I spent my first quarter at University as a shelver. I loved getting to shelve in the Deweys (because there was always space on the shelf!) and I loved seeing what kinds of books were being used. My second quarter, reverting to form, I broke my leg. It is hard to shelve books on crutches, so I was given more of a sit-down job, helping out with mailings and stamping checkout cards. Even after I was back on two feet they kept me in Circ. "We're hot to train you for desk," the Circulation supervisor told me. I was terrified - the typical shy bookworm - but somehow they got me checking books out to patrons and even answering the phone. I blossomed, and my service focus was born.
As the months passed, I realized that I looked forward to work far more than school. That was a moment. After getting my BA, I began working for the University as a paraprofessional. Seeing the eagerness of the students coming back each fall, I was inspired to go after my MLIS. I heard tales of better pay and benefits for librarians, plus I was tuition exempt, and maybe that's the moment when I knew I wanted to be a librarian.
Cookies, broken leg, threat of food service, broken leg - those were the moments that brought me into librarianship. I am so grateful it all unfolded as it did. I never intended to be a reference librarian, but that's another story.

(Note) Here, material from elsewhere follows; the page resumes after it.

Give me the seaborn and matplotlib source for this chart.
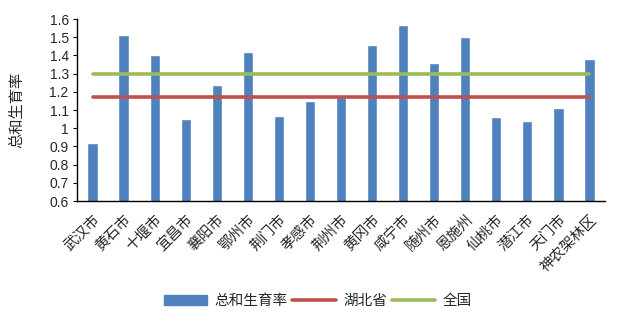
import matplotlib
matplotlib.use("Agg")
import matplotlib.pyplot as plt
import seaborn as sns
import pandas as pd
from matplotlib.patches import Patch
from matplotlib.lines import Line2D

cities = ["武汉市", "黄石市", "十堰市", "宜昌市", "襄阳市", "鄂州市", "荆门市", "孝感市",
          "荆州市", "黄冈市", "咸宁市", "随州市", "恩施州", "仙桃市", "潜江市", "天门市", "神农架林区"]
tfr = [0.92, 1.51, 1.40, 1.05, 1.24, 1.42, 1.07, 1.15,
       1.17, 1.46, 1.57, 1.36, 1.50, 1.06, 1.04, 1.11, 1.38]
hubei = [1.17] * len(cities)
national = [1.30] * len(cities)
yticks = [0.6, 0.7, 0.8, 0.9, 1, 1.1, 1.2, 1.3, 1.4, 1.5, 1.6]
ytick_labels = ["0.6", "0.7", "0.8", "0.9", "1", "1.1", "1.2", "1.3", "1.4", "1.5", "1.6"]

sns.set_theme(style="white")
plt.rcParams["font.family"] = ["Liberation Sans", "Noto Sans CJK SC", "DejaVu Sans"]

df = pd.DataFrame({"city": cities, "tfr": tfr, "hubei": hubei, "national": national})
df["pos"] = range(len(cities))

fig = plt.figure(figsize=(6.23, 3.29), dpi=100)
ax = fig.add_axes([0.1236, 0.389, 0.8475, 0.553])

blue, red, green = "#4F81BD", "#C0504D", "#9BBB59"

sns.barplot(data=df, x="pos", y="tfr", color=blue, width=0.33, ax=ax,
            native_scale=True, saturation=1)
sns.lineplot(data=df, x="pos", y="hubei", color=red, linewidth=2.6, ax=ax)
sns.lineplot(data=df, x="pos", y="national", color=green, linewidth=2.6, ax=ax)

ax.set_xlim(-0.5, len(cities) - 0.5)
ax.set_ylim(0.6, 1.6)
ax.set_yticks(yticks)
ax.set_yticklabels(ytick_labels, fontsize=10)
ax.set_xticks(range(len(cities)))
ax.set_xticklabels(cities, rotation=45, ha="right", rotation_mode="anchor", fontsize=10.5)
for lbl in ax.get_xticklabels():
    lbl.set_transform(lbl.get_transform() + matplotlib.transforms.ScaledTranslation(6 / 72, -6 / 72, fig.dpi_scale_trans))
ax.set_xlabel("")
ax.set_ylabel("总和生育率", fontsize=11, labelpad=18)

for s in ("top", "right"):
    ax.spines[s].set_visible(False)
for s in ("left", "bottom"):
    ax.spines[s].set_color("black")
    ax.spines[s].set_linewidth(1.0)
ax.tick_params(axis="y", which="major", left=True, length=3, width=0.8, color="black", pad=3)
ax.tick_params(axis="x", bottom=False, pad=2)

handles = [Patch(facecolor=blue, edgecolor=blue),
           Line2D([0], [0], color=red, linewidth=2.6),
           Line2D([0], [0], color=green, linewidth=2.6)]
fig.legend(handles, ["总和生育率", "湖北省", "全国"], loc="center", bbox_to_anchor=(0.51, 0.085),
           ncol=3, frameon=False, fontsize=10.5, handlelength=3.0, handletextpad=0.5,
           columnspacing=0.3)

fig.savefig("out.png", dpi=100)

What do you want to be doing in 5 years?
I can't imagine how much the world and the profession will change in the next five years. I would like to be an Assistant Director, perhaps, although I also want the chance to become really good at my job. I want to be teaching, doing research, writing, and getting tenure along the way. I want to meet lots of new librarians and get lots of new ideas and maybe get to the next milestone without breaking my leg. I guess I don't have a definite picture of how things might be, but I am going to Make "It" Happen, and "It" is going to be awesome!